=== Given records ===

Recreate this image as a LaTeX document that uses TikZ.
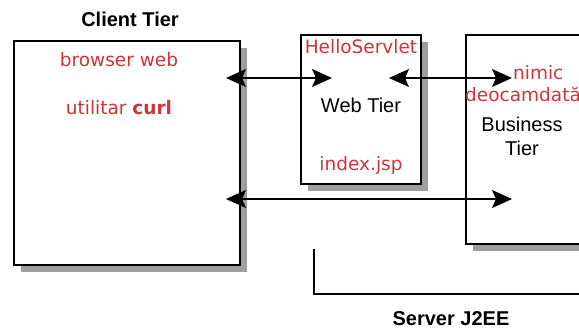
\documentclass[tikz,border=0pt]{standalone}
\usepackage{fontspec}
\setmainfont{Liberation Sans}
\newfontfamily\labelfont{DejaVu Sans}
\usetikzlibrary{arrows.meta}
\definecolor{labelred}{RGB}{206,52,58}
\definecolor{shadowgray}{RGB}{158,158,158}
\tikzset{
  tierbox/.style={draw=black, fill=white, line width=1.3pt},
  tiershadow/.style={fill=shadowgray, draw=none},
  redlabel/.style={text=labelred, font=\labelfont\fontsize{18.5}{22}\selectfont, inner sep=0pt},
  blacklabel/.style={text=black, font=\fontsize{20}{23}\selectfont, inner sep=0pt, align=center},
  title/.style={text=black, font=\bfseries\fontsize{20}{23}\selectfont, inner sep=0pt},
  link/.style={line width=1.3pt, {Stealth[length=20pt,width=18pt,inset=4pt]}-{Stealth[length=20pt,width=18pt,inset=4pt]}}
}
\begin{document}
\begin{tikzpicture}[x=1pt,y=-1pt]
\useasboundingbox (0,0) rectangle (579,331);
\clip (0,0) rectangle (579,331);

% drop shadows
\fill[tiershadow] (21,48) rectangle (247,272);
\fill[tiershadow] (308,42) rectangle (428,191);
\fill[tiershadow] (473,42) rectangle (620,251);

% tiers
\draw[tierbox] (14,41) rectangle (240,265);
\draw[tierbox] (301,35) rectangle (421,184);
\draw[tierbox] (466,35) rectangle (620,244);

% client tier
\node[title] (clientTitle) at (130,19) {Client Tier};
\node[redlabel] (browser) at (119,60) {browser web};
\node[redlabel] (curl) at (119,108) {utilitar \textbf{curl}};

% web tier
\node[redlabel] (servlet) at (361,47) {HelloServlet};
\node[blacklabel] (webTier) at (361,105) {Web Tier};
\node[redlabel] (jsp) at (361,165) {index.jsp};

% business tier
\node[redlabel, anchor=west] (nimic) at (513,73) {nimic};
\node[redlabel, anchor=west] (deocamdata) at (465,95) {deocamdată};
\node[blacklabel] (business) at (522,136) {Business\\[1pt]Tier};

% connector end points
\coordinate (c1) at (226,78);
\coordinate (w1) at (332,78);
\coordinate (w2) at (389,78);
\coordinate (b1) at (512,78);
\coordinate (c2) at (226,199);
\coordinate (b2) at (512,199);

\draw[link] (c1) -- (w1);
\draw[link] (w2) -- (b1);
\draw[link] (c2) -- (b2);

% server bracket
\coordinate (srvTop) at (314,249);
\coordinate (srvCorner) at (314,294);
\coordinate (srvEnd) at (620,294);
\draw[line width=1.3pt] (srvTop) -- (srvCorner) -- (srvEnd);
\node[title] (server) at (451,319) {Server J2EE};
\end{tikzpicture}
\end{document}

===
=== Given records ===

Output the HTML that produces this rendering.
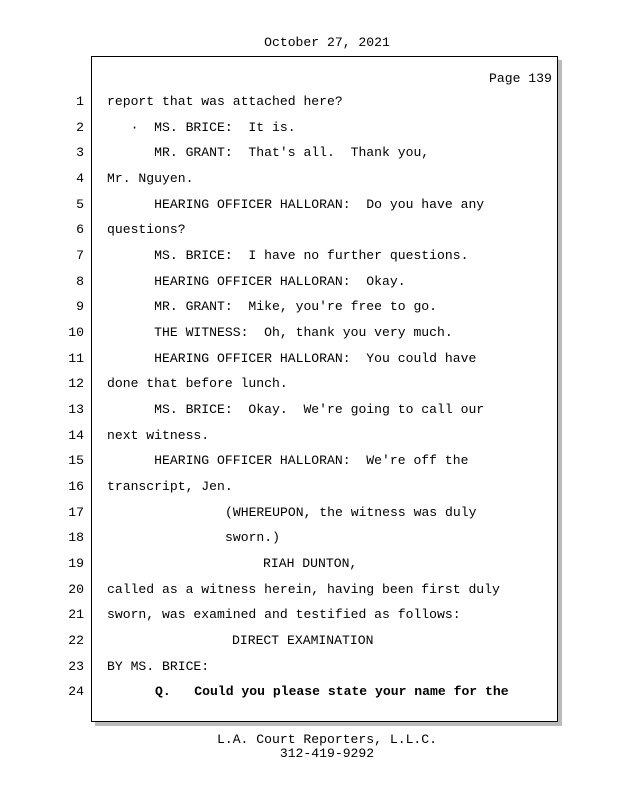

===
=== Given records ===

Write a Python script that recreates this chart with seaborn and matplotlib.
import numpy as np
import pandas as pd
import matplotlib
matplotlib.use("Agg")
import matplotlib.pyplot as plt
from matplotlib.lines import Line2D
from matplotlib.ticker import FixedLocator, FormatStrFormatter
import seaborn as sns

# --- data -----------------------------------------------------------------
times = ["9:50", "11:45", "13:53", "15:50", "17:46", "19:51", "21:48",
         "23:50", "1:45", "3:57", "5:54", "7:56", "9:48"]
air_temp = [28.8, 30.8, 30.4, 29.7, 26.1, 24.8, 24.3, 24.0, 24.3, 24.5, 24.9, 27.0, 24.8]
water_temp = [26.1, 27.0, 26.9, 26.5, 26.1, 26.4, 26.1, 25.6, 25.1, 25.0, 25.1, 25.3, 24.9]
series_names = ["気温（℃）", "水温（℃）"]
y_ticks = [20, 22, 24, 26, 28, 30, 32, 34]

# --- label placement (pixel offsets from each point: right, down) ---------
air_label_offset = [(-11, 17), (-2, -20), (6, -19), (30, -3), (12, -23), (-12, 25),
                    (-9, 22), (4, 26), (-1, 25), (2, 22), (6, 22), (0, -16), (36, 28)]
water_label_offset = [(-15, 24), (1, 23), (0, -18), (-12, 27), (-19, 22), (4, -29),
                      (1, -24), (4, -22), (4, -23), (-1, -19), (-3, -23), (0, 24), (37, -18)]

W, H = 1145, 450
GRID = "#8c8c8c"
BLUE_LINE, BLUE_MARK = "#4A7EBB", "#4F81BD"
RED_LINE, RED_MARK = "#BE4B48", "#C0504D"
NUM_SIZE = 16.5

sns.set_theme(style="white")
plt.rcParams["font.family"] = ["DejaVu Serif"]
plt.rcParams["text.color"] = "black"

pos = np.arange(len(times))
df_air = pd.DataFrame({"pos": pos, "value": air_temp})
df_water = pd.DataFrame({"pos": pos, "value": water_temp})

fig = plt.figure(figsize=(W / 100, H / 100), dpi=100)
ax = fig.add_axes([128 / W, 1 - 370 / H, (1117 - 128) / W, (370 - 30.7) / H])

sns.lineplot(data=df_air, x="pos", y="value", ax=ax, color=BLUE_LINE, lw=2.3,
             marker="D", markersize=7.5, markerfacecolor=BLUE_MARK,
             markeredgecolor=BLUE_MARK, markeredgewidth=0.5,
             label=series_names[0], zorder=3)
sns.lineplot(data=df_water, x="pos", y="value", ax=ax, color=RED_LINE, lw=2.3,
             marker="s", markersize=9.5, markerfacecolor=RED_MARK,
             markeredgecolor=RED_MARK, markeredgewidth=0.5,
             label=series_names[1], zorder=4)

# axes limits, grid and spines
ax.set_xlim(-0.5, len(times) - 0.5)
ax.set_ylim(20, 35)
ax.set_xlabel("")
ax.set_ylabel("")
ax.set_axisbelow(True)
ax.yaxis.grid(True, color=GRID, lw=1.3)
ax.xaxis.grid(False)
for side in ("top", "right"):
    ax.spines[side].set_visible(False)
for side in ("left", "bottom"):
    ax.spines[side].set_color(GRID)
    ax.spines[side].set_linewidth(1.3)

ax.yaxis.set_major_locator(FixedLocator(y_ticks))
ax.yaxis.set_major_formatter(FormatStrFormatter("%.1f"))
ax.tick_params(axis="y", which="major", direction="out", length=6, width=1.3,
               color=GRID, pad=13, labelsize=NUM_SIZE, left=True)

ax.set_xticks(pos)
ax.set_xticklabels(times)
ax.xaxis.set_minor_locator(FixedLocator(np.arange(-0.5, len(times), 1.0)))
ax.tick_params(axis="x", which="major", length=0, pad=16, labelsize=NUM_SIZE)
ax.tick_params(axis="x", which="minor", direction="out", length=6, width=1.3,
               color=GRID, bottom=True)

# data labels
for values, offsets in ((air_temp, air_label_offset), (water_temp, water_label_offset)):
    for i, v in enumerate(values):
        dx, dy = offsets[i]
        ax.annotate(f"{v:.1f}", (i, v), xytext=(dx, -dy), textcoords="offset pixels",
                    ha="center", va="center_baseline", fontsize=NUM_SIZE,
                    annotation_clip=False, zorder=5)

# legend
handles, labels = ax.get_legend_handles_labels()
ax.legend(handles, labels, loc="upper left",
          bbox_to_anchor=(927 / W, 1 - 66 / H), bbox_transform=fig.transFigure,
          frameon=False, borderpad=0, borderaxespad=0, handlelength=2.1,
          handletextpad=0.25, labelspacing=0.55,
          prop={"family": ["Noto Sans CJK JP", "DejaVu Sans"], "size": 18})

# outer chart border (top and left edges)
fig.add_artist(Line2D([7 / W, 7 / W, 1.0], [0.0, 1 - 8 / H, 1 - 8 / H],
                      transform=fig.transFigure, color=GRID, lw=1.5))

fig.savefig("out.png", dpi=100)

===

## Task statement
Every line from the one containing "Write a Python" through the one containing "import seaborn as sns" is to be given again exactly, both ends included, and no line outside that range.

## The response
Write a Python script that recreates this chart with seaborn and matplotlib.
import numpy as np
import pandas as pd
import matplotlib
matplotlib.use("Agg")
import matplotlib.pyplot as plt
from matplotlib.lines import Line2D
from matplotlib.ticker import FixedLocator, FormatStrFormatter
import seaborn as sns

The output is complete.